Renaudot fait imprimer les annonces sur des affichettes… et les gens trouvent du travail ! Les pauvres de Paris seront même obligés dans les années 1630, par ordonnance de police, de s’inscrire au bureau d’adresse de Renaudot.
C’est également dans la maison du Grand coq qu’est publiée La Gazette à partir de 1631, diffusant des nouvelles (officielles) du royaume et les annonces des uns et des autres. Il avait découvert lors d’un voyage en Italie les feuillets d’annonces vendus pour la somme d’une "gazetta", la monnaie locale [2].
Puis des conférences publiques y sont bientôt données sur les thèmes les plus variés. Et à partir de 1640, des consultations médicales gratuites y sont proposées par plusieurs médecins, au grand mécontentement de la Faculté de Paris.
Toutes ces actions sont bien sûr soutenues par le cardinal. Donner au peuple pour mieux le contrôler…
Il ouvre un autre bureau d’adresses au Louvre au début des années 1640. La faculté de médecine de Paris le regarde tout de même d’un mauvais oeil car il fait parfois appel à des médecins de Montpellier et le roi l’a autorisé en 1640 à ouvrir un laboratoire pour concevoir des préparations médicamenteuses.
Jamais à court d’idée, Renaudot importe de Rome un autre concept : celui du Mont-de-piété, qui permet aux personnes dans le besoin d’obtenir un prêt en laissant un objet en gage. Il veut ainsi diminuer la pratique de l’usure.
La mort de Louis XIII en décembre 1642 et celle de Richelieu quelques mois plus tard lui ôtent ses précieux soutiens. Ses consultations médicales et ses conférences sont bientôt interdites par le Parlement. Mazarin permet cependant à La Gazette de continuer de paraître, mais moins régulièrement. D’autres journaux commencent à voir le jour en province.
Renaudot est nommé historiographe du Roi en 1645.
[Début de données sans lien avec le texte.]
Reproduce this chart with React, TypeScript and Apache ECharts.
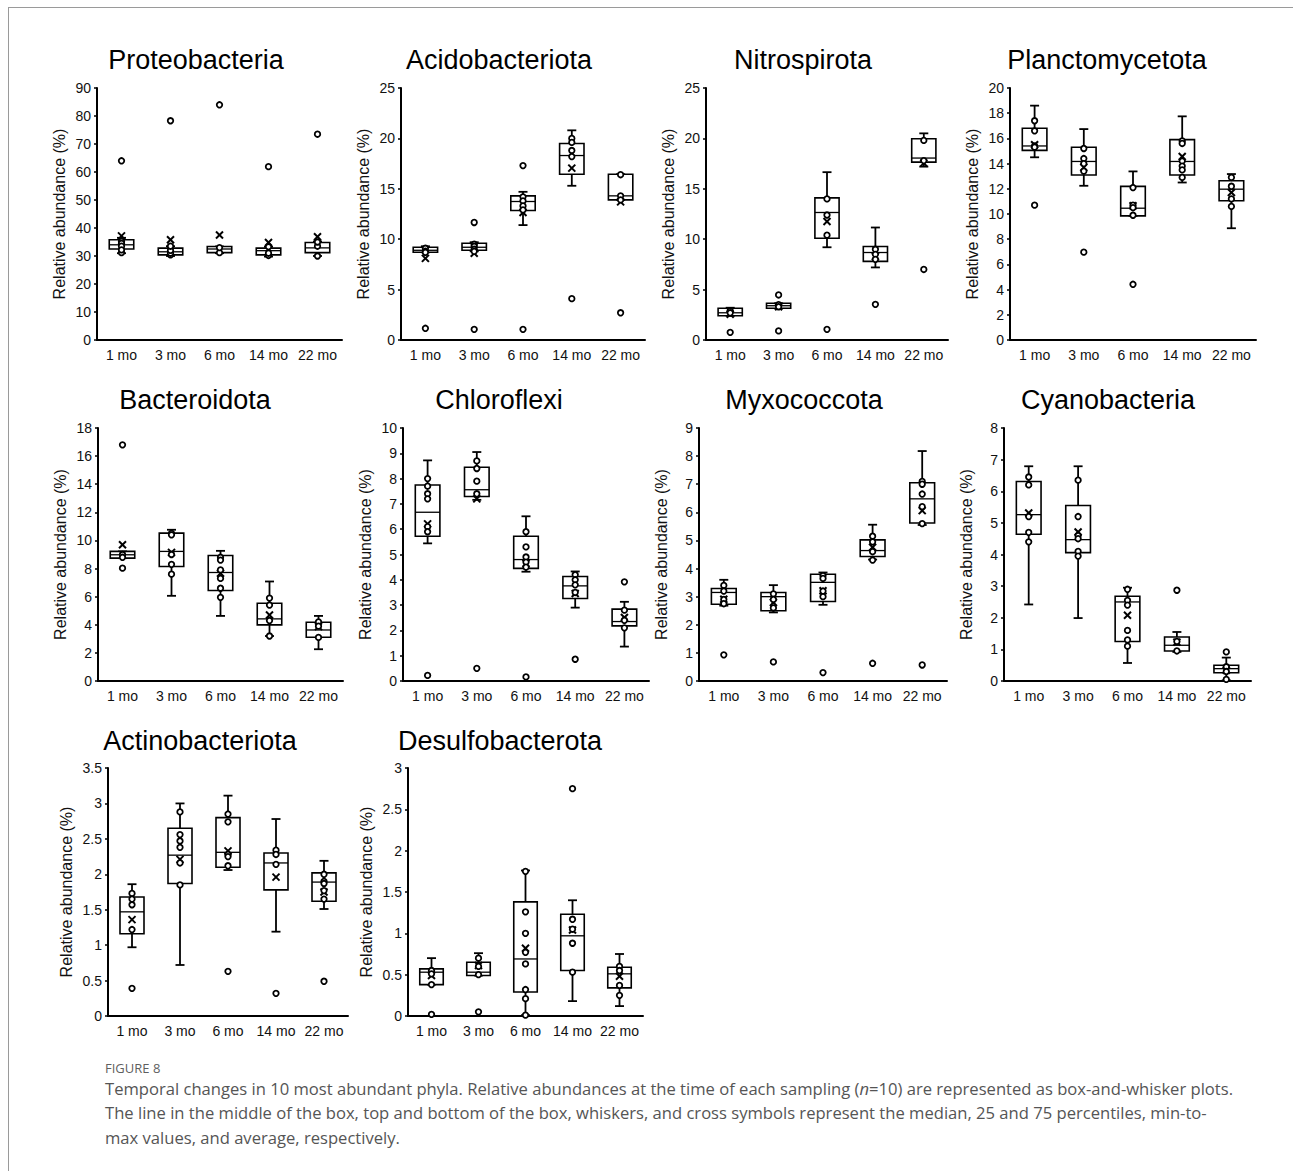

Le bureau d’adresses ferme en 1646. Renaudot se retire rue Saint-Honoré, restant discret pendant la Fronde entre 1648 et 1653. Lorsque la famille royale part se protéger à Saint-Germain-en-Laye, il l’accompagne et dirige l’imprimerie installée à l’Orangerie du château. Il est de retour à Paris en 1649.
Après sa mort en 1653 au Louvre où il habite, son fils aîné poursuit la publication de La Gazette, sans empêcher la naissance d’autres journaux.
A voir :
le musée Théophraste Renaudot, 2 Petite rue du jeu de paume, 86200 Loudun (05 49 98 27 33, musee.renaudot@wanadoo.fr, www.museerenaudot.com).
Sources :
http://www.md.ucl.ac.be/loumed/V124/364-374.pdf
http://fr.wikipedia.org/wiki/Théophraste_Renaudot
www.medarus.org/Medecins/MedecinsTextes/renaudot.html
[1] Richelieu passe son enfance non loin à… Richelieu, magnifique gros bourg dont le château, édifié par le cardinal, a malheureusement disparu. Le château, abandonné après la révolution, est démoli en 1835. C’était le plus grand de France construit avant Versailles et il abritait les oeuvres d’art du cardinal. Contact : 02 47 58 10 09, www.monuments-touraine.fr/page.php ?id_noeud=108.
[2] La Gazette parviendra peu à peu à constituer un réseau de correspondants à travers le monde. Elle perdure sous le nom de Gazette de France jusqu’en 1915. Les premiers ouvrages d’information étaient les almanachs, nés à la fin du XVe siècle. Le Mercure français paraît depuis 1605 - François Leclerc du Tremblay le dirige entre 1624 et 1638. Mais lorsque Renaudot obtient un privilège royal et exclusif pour La Gazette, il donne naissance à la presse hebdomadaire. En réalité, les libraires protestants Vendosme et Martin démarrent au même moment la publication régulières des Nouvelles ordinaires de divers endroits… que Renaudot fait interdire. Il crée aussi un mensuel en 1632, les Relations des Nouvelles du Monde, et succède au père Joseph à la direction du Mercure français de 1638 à 1644.